**Task instructions**
From the first line of the entries below through the line bearing "const yTicks = [-15, -10, -5, 0, 5, 10, 15];", write out each line exactly. Omit pictures.

**Data shown**
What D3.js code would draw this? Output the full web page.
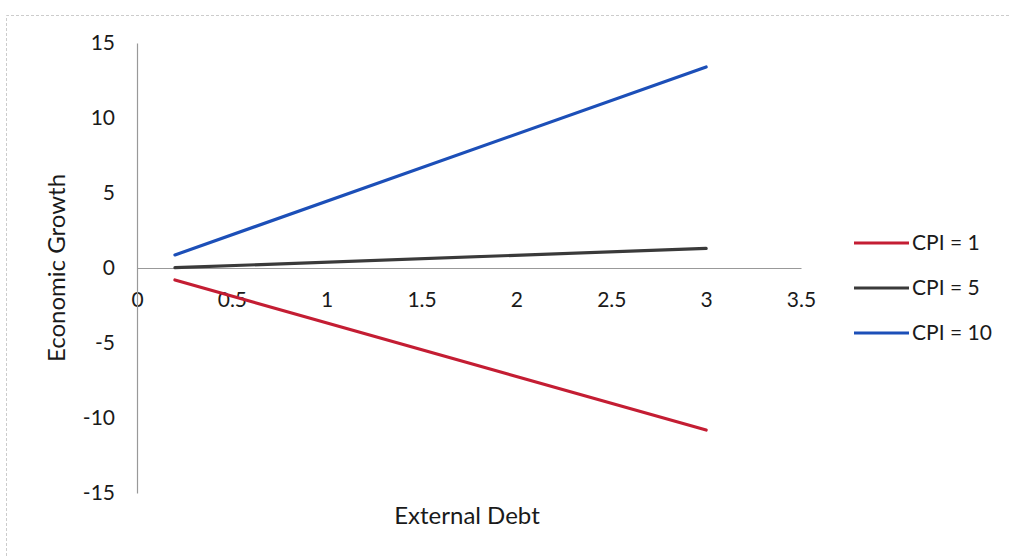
<!DOCTYPE html>
<html><head><meta charset="utf-8">
<script src="https://cdn.jsdelivr.net/npm/d3@7"></script>
<style>body{margin:0;background:#fff}svg{display:block}text{font-family:Lato,"Open Sans",sans-serif;fill:#1a1a1a}</style>
</head><body><svg id="c" width="1009" height="556"></svg>
<script>
const seriesNames = ["CPI = 1", "CPI = 5", "CPI = 10"];
const seriesColors = ["#c41d33", "#3a3a3a", "#1c4fb8"];
const debtX = [0.2, 3];
const cpi1 = [-0.8, -10.8];
const cpi5 = [0.02, 1.31];
const cpi10 = [0.87, 13.4];
const xTicks = [0, 0.5, 1, 1.5, 2, 2.5, 3, 3.5];
const yTicks = [-15, -10, -5, 0, 5, 10, 15];

const FONT = "Lato, 'Open Sans', sans-serif";
const fmt = d => String(d);
const svg = d3.select("#c");
const x = d3.scaleLinear().domain([0, 3.5]).range([137, 801]);
const y = d3.scaleLinear().domain([-15, 15]).range([493, 43]);

// frame
svg.append("path").attr("d","M6.5,556 V15.5 H1009").attr("fill","none").attr("stroke","#ccc").attr("stroke-width",1).attr("stroke-dasharray","3,2");

// axes
const xAxis = d3.axisBottom(x).tickValues(xTicks).tickSize(0).tickFormat(fmt);
const gx = svg.append("g").attr("transform",`translate(0,${y(0)})`).call(xAxis);
gx.attr("font-size",null).attr("font-family",null);
gx.select(".domain").attr("stroke","#999").attr("stroke-width",1.2);
gx.selectAll("text").attr("dy","0.35em").attr("y",32).style("font-size","21px").style("font-family",FONT).attr("fill","#1a1a1a");

const yAxis = d3.axisLeft(y).tickValues(yTicks).tickSize(0).tickFormat(fmt);
const gy = svg.append("g").attr("transform",`translate(${x(0)},0)`).call(yAxis);
gy.attr("font-size",null).attr("font-family",null);
gy.select(".domain").attr("stroke","#999").attr("stroke-width",1.2);
gy.selectAll("text").attr("x",-22).style("font-size","21px").style("font-family",FONT).attr("fill","#1a1a1a");

// lines
const data = [cpi1, cpi5, cpi10];
const line = d3.line().x((d,i)=>x(debtX[i])).y(d=>y(d));
data.forEach((s,k)=>{
  svg.append("path").datum(s).attr("d",line).attr("fill","none")
    .attr("stroke",seriesColors[k]).attr("stroke-width",3.2).attr("stroke-linecap","round");
});

// titles
svg.append("text").attr("x",467).attr("y",524).attr("text-anchor","middle").style("font-size","24px").text("External Debt");
svg.append("text").attr("transform","translate(65,268) rotate(-90)").attr("text-anchor","middle").style("font-size","24px").text("Economic Growth");

// legend
const lg = svg.append("g");
seriesNames.forEach((n,k)=>{
  const yy = 243 + k*45;
  lg.append("line").attr("x1",854).attr("x2",909).attr("y1",yy).attr("y2",yy).attr("stroke",seriesColors[k]).attr("stroke-width",3.2);
  lg.append("text").attr("x",912).attr("y",yy).attr("dy","0.35em").style("font-size","21px").text(n);
});
</script></body></html>
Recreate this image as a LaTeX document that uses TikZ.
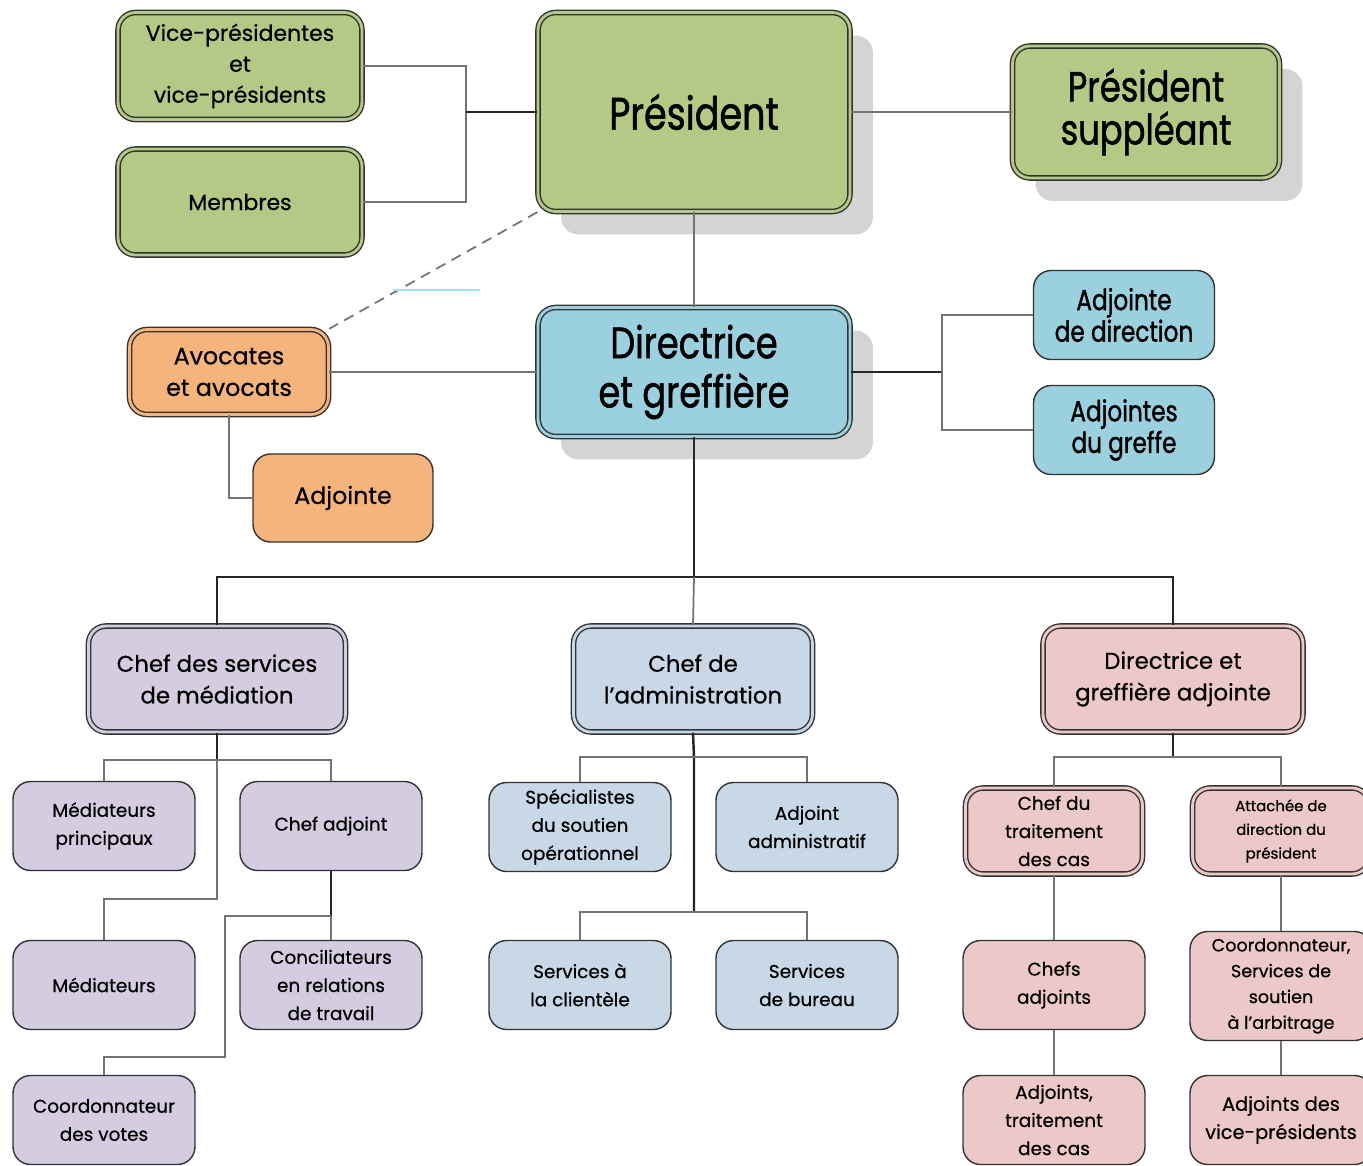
\documentclass[tikz,border=0pt]{standalone}
\usepackage{fontspec}
\setmainfont{Poppins}[FakeBold=0.6]
\newfontfamily\condfont{Poppins}[FakeStretch=0.8, FakeBold=1.2]
\usepackage{xcolor}
\usepackage{tikz}
\usetikzlibrary{shadows}

\definecolor{vert}{RGB}{181,201,134}
\definecolor{bleu}{RGB}{155,208,223}
\definecolor{orange}{RGB}{246,180,125}
\definecolor{lavande}{RGB}{212,204,224}
\definecolor{acier}{RGB}{201,216,231}
\definecolor{rose}{RGB}{236,201,200}

\begin{document}
\begin{tikzpicture}[
    x=0.02cm, y=-0.02cm,
    box/.style={rectangle, draw=black!80, line width=0.8pt, rounded corners=10pt, align=center, inner sep=1pt},
    dbl/.style={double=#1, double distance=1.6pt, fill=#1},
    ombre/.style={drop shadow={shadow xshift=0.46cm, shadow yshift=-0.46cm, fill=black!17, opacity=1}},
    petit/.style={box, minimum width=3.64cm, minimum height=1.78cm, font=\fontsize{10.5}{16}\selectfont},
    link/.style={draw=black!55, line width=1pt},
    stem/.style={draw=black!85, line width=1.4pt}
]
\useasboundingbox (0,0) rectangle (1363,1166);

% haut
\node[box, dbl=vert, minimum width=6.24cm, minimum height=3.98cm, ombre, font=\condfont\fontsize{26}{30}\selectfont] (president) at (694,112) {Président};
\node[box, dbl=vert, minimum width=5.34cm, minimum height=2.64cm, ombre, font=\condfont\fontsize{24}{24.5}\selectfont] (suppleant) at (1146,112) {Président\\suppléant};
\node[box, dbl=vert, minimum width=4.88cm, minimum height=2.14cm, font=\fontsize{12.5}{17.6}\selectfont] (vicepres) at (240,66) {Vice-présidentes\\et\\vice-présidents};
\node[box, dbl=vert, minimum width=4.88cm, minimum height=2.12cm, font=\fontsize{12.5}{17.6}\selectfont] (membres) at (240,202) {Membres};

% milieu
\node[box, dbl=bleu, minimum width=6.24cm, minimum height=2.58cm, ombre, font=\condfont\fontsize{25}{28}\selectfont] (directrice) at (694,372) {Directrice\\et greffière};
\node[box, fill=bleu, minimum width=3.62cm, minimum height=1.78cm, font=\condfont\fontsize{16.5}{18}\selectfont] (adjdir) at (1124,315) {Adjointe\\de direction};
\node[box, fill=bleu, minimum width=3.62cm, minimum height=1.78cm, font=\condfont\fontsize{16.5}{18}\selectfont] (adjgreffe) at (1124,430) {Adjointes\\du greffe};
\node[box, dbl=orange, minimum width=3.98cm, minimum height=1.70cm, font=\fontsize{13.5}{18}\selectfont] (avocats) at (229,372) {Avocates\\et avocats};
\node[box, fill=orange, minimum width=3.6cm, minimum height=1.76cm, font=\fontsize{13.5}{18}\selectfont] (adjointe) at (343,498) {Adjointe};

% directions
\node[box, dbl=lavande, minimum width=5.14cm, minimum height=2.12cm, font=\fontsize{13}{18}\selectfont] (mediation) at (217,679) {Chef des services\\de médiation};
\node[box, dbl=acier, minimum width=4.78cm, minimum height=2.12cm, font=\fontsize{13}{18}\selectfont] (admin) at (693,679) {Chef de\\l'administration};
\node[box, dbl=rose, minimum width=5.2cm, minimum height=2.12cm, font=\fontsize{13}{18}\selectfont] (dga) at (1173,679) {Directrice et\\greffière adjointe};

% mediation
\node[petit, fill=lavande] (medprinc) at (104,826) {Médiateurs\\principaux};
\node[petit, fill=lavande] (chefadj) at (331,826) {Chef adjoint};
\node[petit, fill=lavande] (mediateurs) at (104,985) {Médiateurs};
\node[petit, fill=lavande] (concil) at (331,985) {Conciliateurs\\en relations\\de travail};
\node[petit, fill=lavande] (coordvotes) at (104,1120) {Coordonnateur\\des votes};

% administration
\node[petit, fill=acier] (specialistes) at (580,827) {Spécialistes\\du soutien\\opérationnel};
\node[petit, fill=acier] (adjadmin) at (807,827) {Adjoint\\administratif};
\node[petit, fill=acier] (servclient) at (580,985) {Services à\\la clientèle};
\node[petit, fill=acier] (servbureau) at (807,985) {Services\\de bureau};

% greffe adjointe
\node[petit, dbl=rose, minimum width=3.54cm, minimum height=1.72cm] (cheftrait) at (1054,831) {Chef du\\traitement\\des cas};
\node[petit, dbl=rose, minimum width=3.54cm, minimum height=1.72cm, font=\fontsize{8.5}{13.5}\selectfont] (attachee) at (1281,831) {Attachée de\\direction du\\président};
\node[petit, fill=rose] (chefsadj) at (1054,985) {Chefs\\adjoints};
\node[petit, fill=rose, minimum height=2.18cm, font=\fontsize{10}{14.7}\selectfont] (coordarb) at (1281,986) {Coordonnateur,\\Services de\\soutien\\à l'arbitrage};
\node[petit, fill=rose] (adjtrait) at (1054,1120) {Adjoints,\\traitement\\des cas};
\node[petit, fill=rose, font=\fontsize{11}{16}\selectfont] (adjvp) at (1281,1120) {Adjoints des\\vice-présidents};

% liens du haut
\coordinate (jvp) at (466,112);
\draw[link] (vicepres.east) -| (jvp) |- (membres.east);
\draw[stem] (jvp) -- (president.west);
\draw[link] (president.east) -- (suppleant.west);
\draw[link] (president.south) -- (directrice.north);
\draw[link, dash pattern=on 6pt off 4pt] (president.south west) -- (avocats.north east);
\coordinate (trait1) at (393,290);
\coordinate (trait2) at (480,290);
\draw[cyan!35, line width=0.8pt] (trait1) -- (trait2);
\draw[link] (avocats.east) -- (directrice.west);
\draw[link] (avocats.south) |- (adjointe.west);
\coordinate (jdir) at (942,372);
\draw[stem] (directrice.east) -- (jdir);
\draw[link] (adjdir.west) -| (jdir) |- (adjgreffe.west);

% vers les directions
\coordinate (jbas) at (694,577);
\draw[stem] (directrice.south) -- (jbas);
\draw[stem] (mediation.north) |- (jbas) -| (dga.north);
\draw[link] (jbas) -- (admin.north);

% mediation
\coordinate (jmed) at (217,760);
\coordinate (jmed2) at (217,899);
\draw[stem] (mediation.south) -- (jmed);
\draw[link] (medprinc.north) |- (jmed) -| (chefadj.north);
\draw[link] (jmed) -- (jmed2) -| (mediateurs.north);
\coordinate (jca) at (331,916);
\coordinate (jca2) at (225,916);
\coordinate (jca3) at (225,1057);
\draw[stem] (chefadj.south) -- (jca);
\draw[link] (jca) -- (concil.north);
\draw[link] (jca) -- (jca2) -- (jca3) -| (coordvotes.north);

% administration
\coordinate (jadm) at (694,757);
\coordinate (jadm2) at (694,912);
\draw[stem] (admin.south) -- (jadm) -- (jadm2);
\draw[link] (specialistes.north) |- (jadm) -| (adjadmin.north);
\draw[link] (servclient.north) |- (jadm2) -| (servbureau.north);

% greffe adjointe
\coordinate (jdga) at (1173,757);
\draw[stem] (dga.south) -- (jdga);
\draw[link] (cheftrait.north) |- (jdga) -| (attachee.north);
\draw[link] (cheftrait) -- (chefsadj) -- (adjtrait);
\draw[link] (attachee) -- (coordarb) -- (adjvp);

\end{tikzpicture}
\end{document}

**Written reply**
What D3.js code would draw this? Output the full web page.
<!DOCTYPE html>
<html><head><meta charset="utf-8">
<script src="https://cdn.jsdelivr.net/npm/d3@7"></script>
<style>body{margin:0;background:#fff}svg{display:block}text{font-family:Lato,"Open Sans",sans-serif;fill:#1a1a1a}</style>
</head><body><svg id="c" width="1009" height="556"></svg>
<script>
const seriesNames = ["CPI = 1", "CPI = 5", "CPI = 10"];
const seriesColors = ["#c41d33", "#3a3a3a", "#1c4fb8"];
const debtX = [0.2, 3];
const cpi1 = [-0.8, -10.8];
const cpi5 = [0.02, 1.31];
const cpi10 = [0.87, 13.4];
const xTicks = [0, 0.5, 1, 1.5, 2, 2.5, 3, 3.5];
const yTicks = [-15, -10, -5, 0, 5, 10, 15];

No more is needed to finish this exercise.